The Special Assistant on Media to the Acting President, Mr. Laolu Akande made disclosed to newsmen on Saturday morning in Abuja.
“Acting President, Osinbajo, invited to ongoing G7 summit in Italy to represent Nigeria, leaves this morning and is expected back later in the evening today.”
Members of the G7 made up of the leaders of the United States, Canada, Britain, France, Germany, Italy and Japan – countries collectively known as the Group of Seven (G7) – meet annually to discuss issues affecting the world in general.
The summit kicks off with a ceremony at an ancient Greek theatre perched on a cliff overlooking the sea where war ships patrolled the sparkling blue waters.
Leaders of Britain, Canada, France, Germany, Italy, Japan and the United States said they would hold talks on terrorism, Syria, North Korea and the global economy.
“No doubt, this will be the most challenging G7 summit in years,” Donald Tusk, the former Polish prime minister who chairs summits of European Union leaders, said before the meeting got underway.
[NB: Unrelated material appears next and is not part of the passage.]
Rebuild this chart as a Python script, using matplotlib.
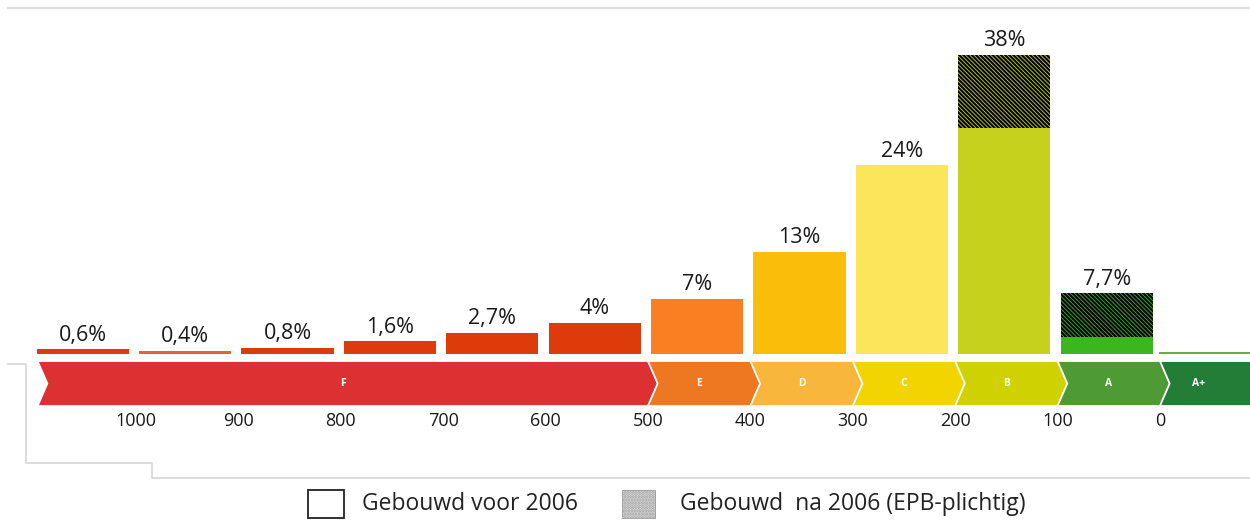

The U. S. White House economic adviser Gary Cohn predicted “robust” discussions on trade and climate. However, U.S President, Donald Trump, had dismissed human-made global warming as a “hoax” during his election campaign and he is threatening to pull the United States out of a 2015 climate deal clinched in Paris in 2015.
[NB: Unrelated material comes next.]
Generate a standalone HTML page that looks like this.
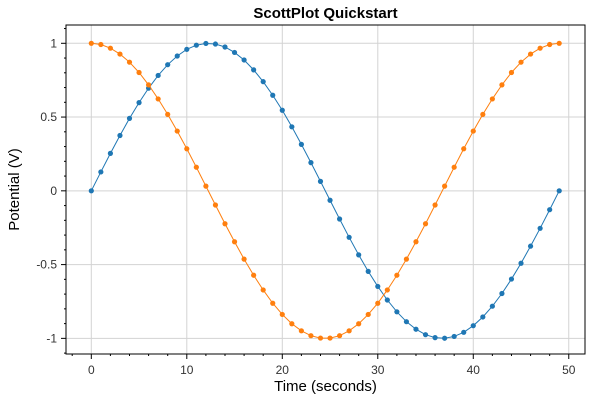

But fellow G7 leaders are trying to convince him to stay in. Cohn and other administration officials have said Trump will wait until after the summit to decide.
“This is the first real opportunity that the international community has to force the American administration to begin to show its hand, particularly on environment policy,” said Tristen Naylor, a lecturer on development at the University of Oxford and deputy director of the G20 Research Group.
The summit is being held near Europe’s most active volcano, Mount Etna. French President Emmanuel Macron, Italian Prime Minister Paolo Gentiloni and British Prime Minister Theresa May will also be attending the elite club for the first time.
May is expected to leave a day early, following Monday’s suicide bombing at a concert in northern England that killed 22 people carried out by a suspected Islamist militant of Libyan descent who grew up in Britain.
G7 leaders were expected to issue a separate statement on terrorism on Friday, before issuing their formal communique on Saturday. Italian officials have suggested the final communique will be shorter than 10 pages. At the last G7 summit in Japan it totalled 32 pages.